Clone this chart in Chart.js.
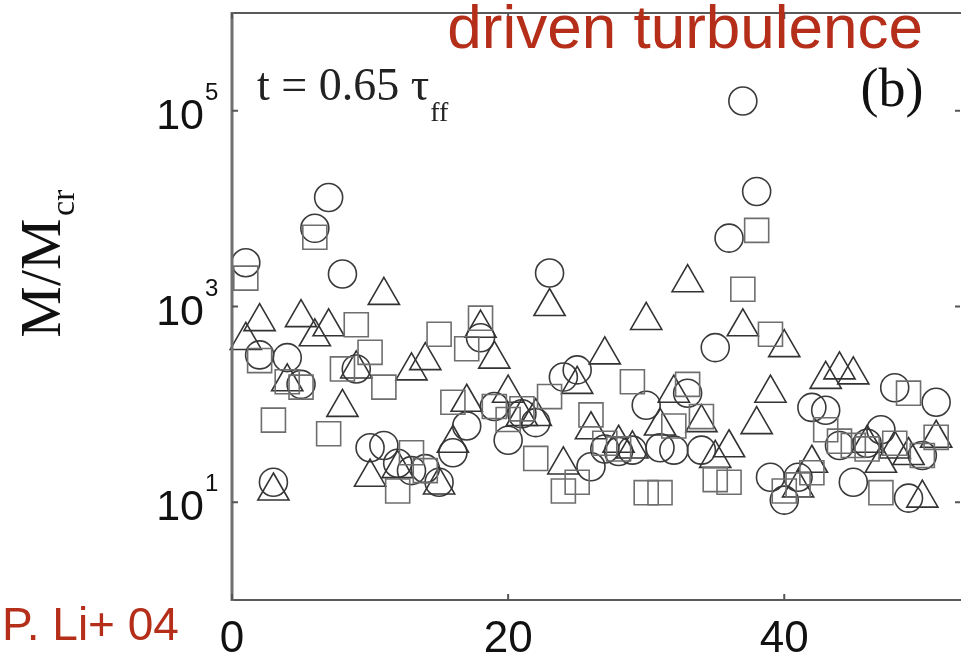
<!DOCTYPE html>
<html>
<head>
<meta charset="utf-8">
<script src="https://cdn.jsdelivr.net/npm/chart.js@4/dist/chart.umd.min.js"></script>
<style>
  html, body { margin: 0; padding: 0; background: #fff; }
  #wrap { width: 961px; height: 656px; position: relative; }
  canvas { display: block; }
</style>
</head>
<body>
<div id="wrap"><canvas id="c" width="961" height="656"></canvas></div>
<script>
// Core index along the x axis
const cores = [1,2,3,4,5,6,7,8,9,10,11,12,13,14,15,16,17,18,19,20,21,22,23,24,25,26,
  27,28,29,30,31,32,33,34,35,36,37,38,39,40,41,42,43,44,45,46,47,48,49,50,51];

// Core mass over critical mass, one list per marker family
const massCircle = [2800,320,16,300,160,6300,13000,2150,230,36,38,25,21,22,16,32,60,480,95,43,
  80,65,2200,190,225,23,35,33,34,98,36,34,130,34,380,5000,126000,15000,18,10.5,
  18,93,87,38,16,40,55,148,11,30,105];
const massSquare = [1950,280,69,170,150,5100,50,230,650,340,150,13,32,21,520,105,370,760,95,70,
  90,28,120,13,16,78,40,35,170,12.5,12.5,60,160,75,17,16,1500,6000,520,13,
  15,20,55,42,38,35,12.5,40,130,30,46];
const massTriangle = [450,700,13,170,770,490,620,93,230,18,1300,22,220,280,15,40,105,600,290,130,
  75,75,1000,24,160,55,320,40,35,720,60,130,1750,65,28,36,620,62,130,380,
  14,25,180,225,200,40,25,35,30,11,45];

// Axis ticks
const xTicks = [0, 20, 40];
const yTickExponents = [1, 3, 5];

const pts = (vals) => cores.map((c, i) => ({ x: c, y: vals[i] }));

const RED = 'rgb(181,46,26)';
const SERIF = '"Liberation Serif", "Times New Roman", serif';
const SANS = '"Liberation Sans", Arial, sans-serif';

const framePlugin = {
  id: 'frame',
  afterDatasetsDraw(chart) {
    const { ctx, chartArea: a, scales: { x, y } } = chart;
    ctx.save();
    // frame lines
    ctx.strokeStyle = '#5a5a5a';
    ctx.lineWidth = 2;
    ctx.beginPath();
    ctx.moveTo(a.left, a.top); ctx.lineTo(a.right + 2, a.top);
    ctx.moveTo(a.left, a.bottom); ctx.lineTo(a.right + 2, a.bottom);
    ctx.stroke();
    ctx.strokeStyle = '#707070';
    ctx.lineWidth = 3;
    ctx.beginPath();
    ctx.moveTo(a.left, a.top - 1); ctx.lineTo(a.left, a.bottom + 1);
    ctx.stroke();

    // inward tick marks
    ctx.strokeStyle = '#555';
    ctx.lineWidth = 2;
    ctx.beginPath();
    xTicks.forEach(v => {
      const px = x.getPixelForValue(v);
      ctx.moveTo(px, a.bottom); ctx.lineTo(px, a.bottom - 6);
      ctx.moveTo(px, a.top); ctx.lineTo(px, a.top + 6);
    });
    yTickExponents.forEach(e => {
      const py = y.getPixelForValue(Math.pow(10, e));
      ctx.moveTo(a.left, py); ctx.lineTo(a.left + 6, py);
      ctx.moveTo(a.right - 1, py); ctx.lineTo(a.right - 6, py);
    });
    ctx.stroke();

    // tick labels
    ctx.fillStyle = '#111';
    ctx.font = '44px ' + SANS;
    ctx.textAlign = 'center';
    ctx.textBaseline = 'alphabetic';
    xTicks.forEach(v => {
      ctx.fillText(String(v), x.getPixelForValue(v), 652);
    });
    yTickExponents.forEach(e => {
      const py = y.getPixelForValue(Math.pow(10, e));
      ctx.font = '43px ' + SANS;
      ctx.textAlign = 'right';
      ctx.fillText('10', 204, py + 18);
      ctx.font = '24px ' + SANS;
      ctx.textAlign = 'left';
      ctx.fillText(String(e), 205, py - 11);
    });

    // y axis title, rotated
    ctx.save();
    ctx.translate(60, 278);
    ctx.rotate(-Math.PI / 2);
    ctx.textAlign = 'center';
    ctx.font = '58px ' + SERIF;
    ctx.fillText('M/M', 0, 0);
    ctx.textAlign = 'left';
    ctx.font = '34px ' + SERIF;
    ctx.fillText('cr', 62, 14);
    ctx.restore();

    // panel annotations
    ctx.textAlign = 'left';
    ctx.font = '46px ' + SERIF;
    ctx.fillStyle = '#222';
    const tLabel = 't = 0.65 τ';
    ctx.fillText(tLabel, 257, 100);
    const tw = ctx.measureText(tLabel).width;
    ctx.font = '28px ' + SERIF;
    ctx.fillText('ff', 257 + tw + 1, 121);
    ctx.font = '54px ' + SERIF;
    ctx.fillStyle = '#111';
    ctx.textAlign = 'center';
    ctx.fillText('(b)', 892, 106);

    // red labels
    ctx.fillStyle = RED;
    ctx.textAlign = 'right';
    ctx.font = '62px ' + SANS;
    ctx.fillText('driven turbulence', 923, 48);
    ctx.textAlign = 'left';
    ctx.font = '46px ' + SANS;
    ctx.fillText('P. Li+ 04', 2, 640);
    ctx.restore();
  }
};

const common = {
  showLine: false,
  backgroundColor: 'rgba(0,0,0,0)',
  borderWidth: 1.6,
  clip: false
};

new Chart(document.getElementById('c'), {
  type: 'scatter',
  data: {
    datasets: [
      Object.assign({ label: 'squares', data: pts(massSquare), pointStyle: 'rect',
        pointRadius: 17, borderColor: '#6e6e6e' }, common),
      Object.assign({ label: 'triangles', data: pts(massTriangle), pointStyle: 'triangle',
        pointRadius: 18, borderColor: '#333' }, common),
      Object.assign({ label: 'circles', data: pts(massCircle), pointStyle: 'circle',
        pointRadius: 14, borderColor: '#3a3a3a' }, common)
    ]
  },
  options: {
    responsive: false,
    animation: false,
    events: [],
    layout: { autoPadding: false, padding: { left: 232, top: 13, right: 0, bottom: 56 } },
    plugins: { legend: { display: false }, tooltip: { enabled: false } },
    scales: {
      x: { type: 'linear', min: 0, max: 52.8, display: false },
      y: { type: 'logarithmic', min: 1, max: 1e6, display: false }
    }
  },
  plugins: [framePlugin]
});
</script>
</body>
</html>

★ ★ ★ ★ ★ ★ ★

_TASK TO CARRY OUT_
Return the material word for word. Pictures are not part of the copy.

_RESULT OF THE TASK_
Clone this chart in Chart.js.
<!DOCTYPE html>
<html>
<head>
<meta charset="utf-8">
<script src="https://cdn.jsdelivr.net/npm/chart.js@4/dist/chart.umd.min.js"></script>
<style>
  html, body { margin: 0; padding: 0; background: #fff; }
  #wrap { width: 961px; height: 656px; position: relative; }
  canvas { display: block; }
</style>
</head>
<body>
<div id="wrap"><canvas id="c" width="961" height="656"></canvas></div>
<script>
// Core index along the x axis
const cores = [1,2,3,4,5,6,7,8,9,10,11,12,13,14,15,16,17,18,19,20,21,22,23,24,25,26,
  27,28,29,30,31,32,33,34,35,36,37,38,39,40,41,42,43,44,45,46,47,48,49,50,51];

// Core mass over critical mass, one list per marker family
const massCircle = [2800,320,16,300,160,6300,13000,2150,230,36,38,25,21,22,16,32,60,480,95,43,
  80,65,2200,190,225,23,35,33,34,98,36,34,130,34,380,5000,126000,15000,18,10.5,
  18,93,87,38,16,40,55,148,11,30,105];
const massSquare = [1950,280,69,170,150,5100,50,230,650,340,150,13,32,21,520,105,370,760,95,70,
  90,28,120,13,16,78,40,35,170,12.5,12.5,60,160,75,17,16,1500,6000,520,13,
  15,20,55,42,38,35,12.5,40,130,30,46];
const massTriangle = [450,700,13,170,770,490,620,93,230,18,1300,22,220,280,15,40,105,600,290,130,
  75,75,1000,24,160,55,320,40,35,720,60,130,1750,65,28,36,620,62,130,380,
  14,25,180,225,200,40,25,35,30,11,45];

// Axis ticks
const xTicks = [0, 20, 40];
const yTickExponents = [1, 3, 5];

const pts = (vals) => cores.map((c, i) => ({ x: c, y: vals[i] }));

const RED = 'rgb(181,46,26)';
const SERIF = '"Liberation Serif", "Times New Roman", serif';
const SANS = '"Liberation Sans", Arial, sans-serif';

const framePlugin = {
  id: 'frame',
  afterDatasetsDraw(chart) {
    const { ctx, chartArea: a, scales: { x, y } } = chart;
    ctx.save();
    // frame lines
    ctx.strokeStyle = '#5a5a5a';
    ctx.lineWidth = 2;
    ctx.beginPath();
    ctx.moveTo(a.left, a.top); ctx.lineTo(a.right + 2, a.top);
    ctx.moveTo(a.left, a.bottom); ctx.lineTo(a.right + 2, a.bottom);
    ctx.stroke();
    ctx.strokeStyle = '#707070';
    ctx.lineWidth = 3;
    ctx.beginPath();
    ctx.moveTo(a.left, a.top - 1); ctx.lineTo(a.left, a.bottom + 1);
    ctx.stroke();

    // inward tick marks
    ctx.strokeStyle = '#555';
    ctx.lineWidth = 2;
    ctx.beginPath();
    xTicks.forEach(v => {
      const px = x.getPixelForValue(v);
      ctx.moveTo(px, a.bottom); ctx.lineTo(px, a.bottom - 6);
      ctx.moveTo(px, a.top); ctx.lineTo(px, a.top + 6);
    });
    yTickExponents.forEach(e => {
      const py = y.getPixelForValue(Math.pow(10, e));
      ctx.moveTo(a.left, py); ctx.lineTo(a.left + 6, py);
      ctx.moveTo(a.right - 1, py); ctx.lineTo(a.right - 6, py);
    });
    ctx.stroke();

    // tick labels
    ctx.fillStyle = '#111';
    ctx.font = '44px ' + SANS;
    ctx.textAlign = 'center';
    ctx.textBaseline = 'alphabetic';
    xTicks.forEach(v => {
      ctx.fillText(String(v), x.getPixelForValue(v), 652);
    });
    yTickExponents.forEach(e => {
      const py = y.getPixelForValue(Math.pow(10, e));
      ctx.font = '43px ' + SANS;
      ctx.textAlign = 'right';
      ctx.fillText('10', 204, py + 18);
      ctx.font = '24px ' + SANS;
      ctx.textAlign = 'left';
      ctx.fillText(String(e), 205, py - 11);
    });

    // y axis title, rotated
    ctx.save();
    ctx.translate(60, 278);
    ctx.rotate(-Math.PI / 2);
    ctx.textAlign = 'center';
    ctx.font = '58px ' + SERIF;
    ctx.fillText('M/M', 0, 0);
    ctx.textAlign = 'left';
    ctx.font = '34px ' + SERIF;
    ctx.fillText('cr', 62, 14);
    ctx.restore();

    // panel annotations
    ctx.textAlign = 'left';
    ctx.font = '46px ' + SERIF;
    ctx.fillStyle = '#222';
    const tLabel = 't = 0.65 τ';
    ctx.fillText(tLabel, 257, 100);
    const tw = ctx.measureText(tLabel).width;
    ctx.font = '28px ' + SERIF;
    ctx.fillText('ff', 257 + tw + 1, 121);
    ctx.font = '54px ' + SERIF;
    ctx.fillStyle = '#111';
    ctx.textAlign = 'center';
    ctx.fillText('(b)', 892, 106);

    // red labels
    ctx.fillStyle = RED;
    ctx.textAlign = 'right';
    ctx.font = '62px ' + SANS;
    ctx.fillText('driven turbulence', 923, 48);
    ctx.textAlign = 'left';
    ctx.font = '46px ' + SANS;
    ctx.fillText('P. Li+ 04', 2, 640);
    ctx.restore();
  }
};

const common = {
  showLine: false,
  backgroundColor: 'rgba(0,0,0,0)',
  borderWidth: 1.6,
  clip: false
};

new Chart(document.getElementById('c'), {
  type: 'scatter',
  data: {
    datasets: [
      Object.assign({ label: 'squares', data: pts(massSquare), pointStyle: 'rect',
        pointRadius: 17, borderColor: '#6e6e6e' }, common),
      Object.assign({ label: 'triangles', data: pts(massTriangle), pointStyle: 'triangle',
        pointRadius: 18, borderColor: '#333' }, common),
      Object.assign({ label: 'circles', data: pts(massCircle), pointStyle: 'circle',
        pointRadius: 14, borderColor: '#3a3a3a' }, common)
    ]
  },
  options: {
    responsive: false,
    animation: false,
    events: [],
    layout: { autoPadding: false, padding: { left: 232, top: 13, right: 0, bottom: 56 } },
    plugins: { legend: { display: false }, tooltip: { enabled: false } },
    scales: {
      x: { type: 'linear', min: 0, max: 52.8, display: false },
      y: { type: 'logarithmic', min: 1, max: 1e6, display: false }
    }
  },
  plugins: [framePlugin]
});
</script>
</body>
</html>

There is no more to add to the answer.